Beware, Caesar, March 15th!

The Ides of March: adapted by George Clooney, Grant Heslov, and Beau Willimon from Willimon’s play Farragut North; directed by George Clooney; starring Ryan Gosling (Stephen Meyers), George Clooney (Governor Mike Morris), Philip Seymour Hoffman (Paul Zara), Paul Giamatti (Tom Duffy), Evan Rachel Wood (Molly Stearns), Marisa Tomei (Ida Horowicz), and Jeffrey Wright (Senator Thompson) (2011): I figure George Clooney can just pick up a telephone, call five randomly chosen actors, and sign them to whatever project he’s working on by the end of the day. Certainly The Ides of March has an All-Star cast. They’ve all got something to work with, too, in this smart political thriller.

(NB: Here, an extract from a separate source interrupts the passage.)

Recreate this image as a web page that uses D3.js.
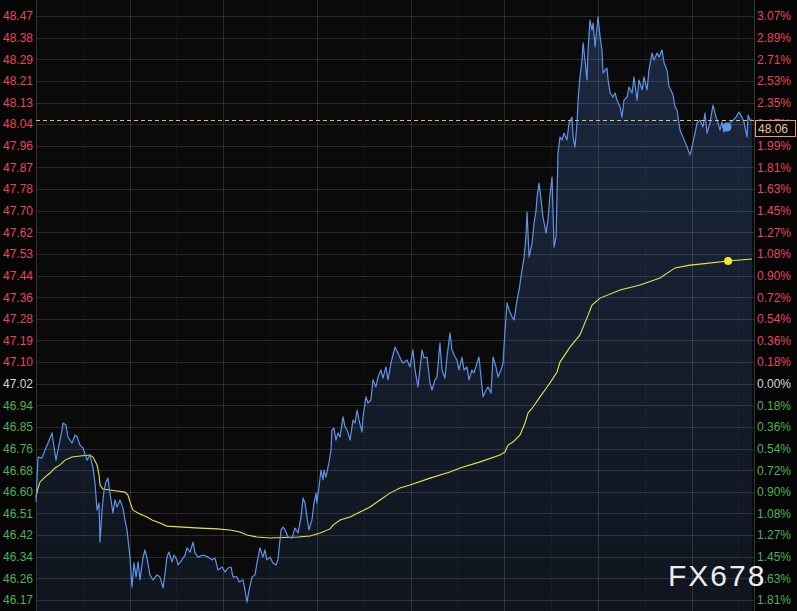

To a Canadian born and raised in a parliamentary democracy, the Byzantine U.S. federal system will always possess a certain alien charm — and, frankly, a simmering alien horror. The Ides of March lays out the joys and horrors of this overly moneyed, often paradoxical system of democracy without ever seeming preachy or too laden with politicobabble.

Ryan Gosling plays Stephen Meyers, 30-year-old second-in-command of Governor Mike Morris’s campaign to win the Democratic primaries. We follow the campaign during a tumultuous week in Ohio, as deals and double-deals and betrayals and potentially career-ending events swirl in and around the campaign. The dialogue is mostly sharp, the performances lived-in and solid. No one here plays a dummy. And the actors are all up to playing smart.

Gosling shines in playing someone who’s both savvy and idealistic. Honouring the audience’s intelligence, the final scene leaves it to the viewer to decide how much that idealism has been shattered by the events of the film. It’s a quiet, subtle, Oscar-quality performance.

Indeed, there isn’t a weak performance in the movie. Clooney is utterly believeable as a charismatic candidate promising hope and change; Philip Seymour Hoffman and Paul Giamatti make for crafty and rumpled long-time backroom opponents; even Evan Rachel Wood nails her role as a pretty, connected intern who gets caught up in the undertow of dangerous political depths. Highly recommended.